Tuesday, December 21, 2010

Forno's of Spain - Newark, NJ

Layover Leftovers

We were officially on our way to Spain to see my sister-in-law perform in Sevilla (she’s an opera singer, don’t ya know?), but before we left the States, our four hour layover in Newark allowed enough time for my mom (in Jersey) to grab us for dinner. Forno’s was fitting fare to say the least, known for its classic, Spanish cuisine and only about 10 minutes from the airport. After seeing crowds pour in from 5pm on, I knew we were about to be properly schooled...old school.

Enough fancy floated around the table for us to be impressed with waiters dressed in vests and bowties fawning over us (“Is your preference white or red sangria?”), while busboys bustled, bringing baskets of warm rolls, followed by garlic bread, followed by greens dressed with balsamic vinaigrette…and that was all before we even had time to read the menu. Entrees were a bit pricey (high $20-low $30), but along with the impromptu items from the start, dishes of saffron rice, veggies (green beans and cauliflower) and thinly sliced, crispy "papas" were lavished upon us during dinner.

Fish here was fresh and fabulous, plucked from the ocean and cut into thick filets. My mom snacked on sautéed snapper with garlic, olive oil and red chili flakes. The chili brought some bite, but otherwise it was a bit flat - an acute case of seasoning sickness, though I can’t fault the fish, because that was one quality catch.

My hubby went for halibut, grilled to perfection and topped with paprika and pine nuts. Thick, substantial and masterfully handled like a fine steak, my meat-and-potatoes man never once asked, “Where’s the beef?” Served with boiled taters, I realized how much these people loved their carbs (two types of bread, rice and papas, plus a potato with dinner?) - my kind of people!
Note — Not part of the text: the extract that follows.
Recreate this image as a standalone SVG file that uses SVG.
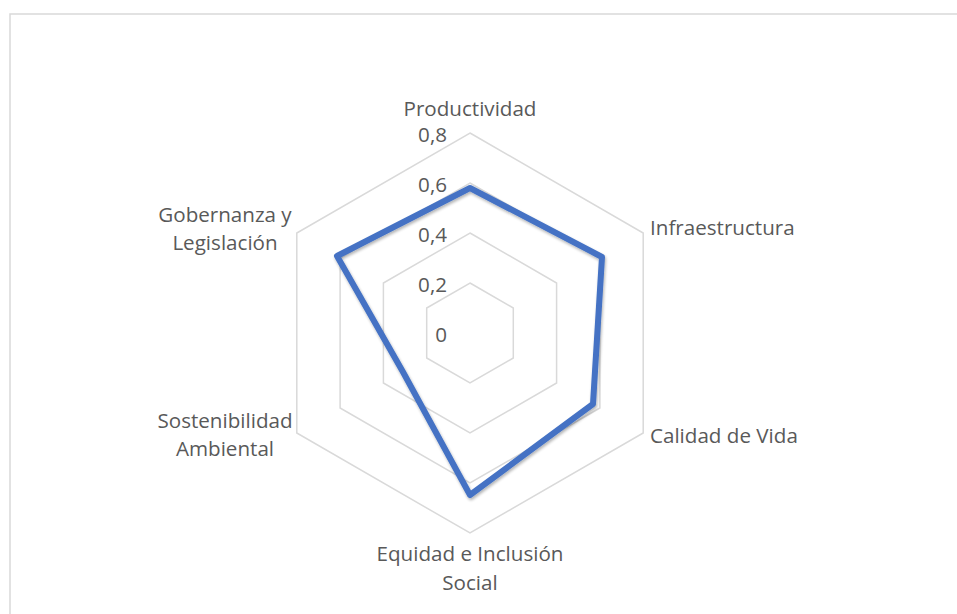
<svg xmlns="http://www.w3.org/2000/svg" width="957" height="614" viewBox="0 0 957 614">
<defs>
<style>
.grid{fill:none;stroke:#d9d9d9;stroke-width:1.5}
.lbl{font-family:"Open Sans","Liberation Sans",sans-serif;font-size:20.6px;fill:#595959}
.tick{font-family:"Open Sans","Liberation Sans",sans-serif;font-size:20.6px;fill:#595959;text-anchor:end}
.mid{text-anchor:middle}
.data{fill:none;stroke:#4472c4;stroke-width:6;stroke-linejoin:round}
</style>
<filter id="sh" x="-10%" y="-10%" width="120%" height="120%">
<feGaussianBlur in="SourceAlpha" stdDeviation="1.5"/>
<feOffset dx="1" dy="2" result="b"/>
<feComponentTransfer><feFuncA type="linear" slope="0.3"/></feComponentTransfer>
<feMerge><feMergeNode/><feMergeNode in="SourceGraphic"/></feMerge>
</filter>
</defs>
<rect x="0" y="0" width="957" height="614" fill="#ffffff"/>
<rect x="10" y="14" width="1000" height="700" fill="#ffffff" stroke="#d9d9d9" stroke-width="1.5"/>
<g id="grid">
<polygon class="grid" points="470,283 513.3,308 513.3,358 470,383 426.7,358 426.7,308"/>
<polygon class="grid" points="470,233 556.6,283 556.6,383 470,433 383.4,383 383.4,283"/>
<polygon class="grid" points="470,183 599.9,258 599.9,408 470,483 340.1,408 340.1,258"/>
<polygon class="grid" points="470,133 643.2,233 643.2,433 470,533 296.8,433 296.8,233"/>
</g>
<g id="ticks">
<text class="tick" x="447" y="142">0,8</text>
<text class="tick" x="447" y="192">0,6</text>
<text class="tick" x="447" y="242">0,4</text>
<text class="tick" x="447" y="292">0,2</text>
<text class="tick" x="447" y="342">0</text>
</g>
<g id="connectors">
<polygon class="data" filter="url(#sh)" points="470,188 602,257 593,404 470,495 403,372 337,256"/>
</g>
<g id="node-productividad"><text class="lbl mid" x="470" y="116">Productividad</text></g>
<g id="node-infraestructura"><text class="lbl" x="650" y="235">Infraestructura</text></g>
<g id="node-calidad"><text class="lbl" x="650" y="443">Calidad de Vida</text></g>
<g id="node-equidad"><text class="lbl mid" x="470" y="561">Equidad e Inclusión</text><text class="lbl mid" x="470" y="590">Social</text></g>
<g id="node-sostenibilidad"><text class="lbl mid" x="225" y="428">Sostenibilidad</text><text class="lbl mid" x="225" y="456">Ambiental</text></g>
<g id="node-gobernanza"><text class="lbl mid" x="225" y="222">Gobernanza y</text><text class="lbl mid" x="225" y="250">Legislación</text></g>
</svg>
As for myself, I went for the sole Francaise. Flaky, white filets were dredged in flour and egg, then doused in butter and lemon to combine the guilty pleasure of comfort food and fish’s natural ability to remain light = sole food.



By the time we got up to leave, there was an hour wait. We hugged our goodbyes and my mom happily claimed my leftovers that wouldn’t make it across the Atlantic. Forno-cation ( = Forno + vacation) had been one righteous rendezvous, leaving us relaxed, content and sleepy for the long flight. Next stop...Spain.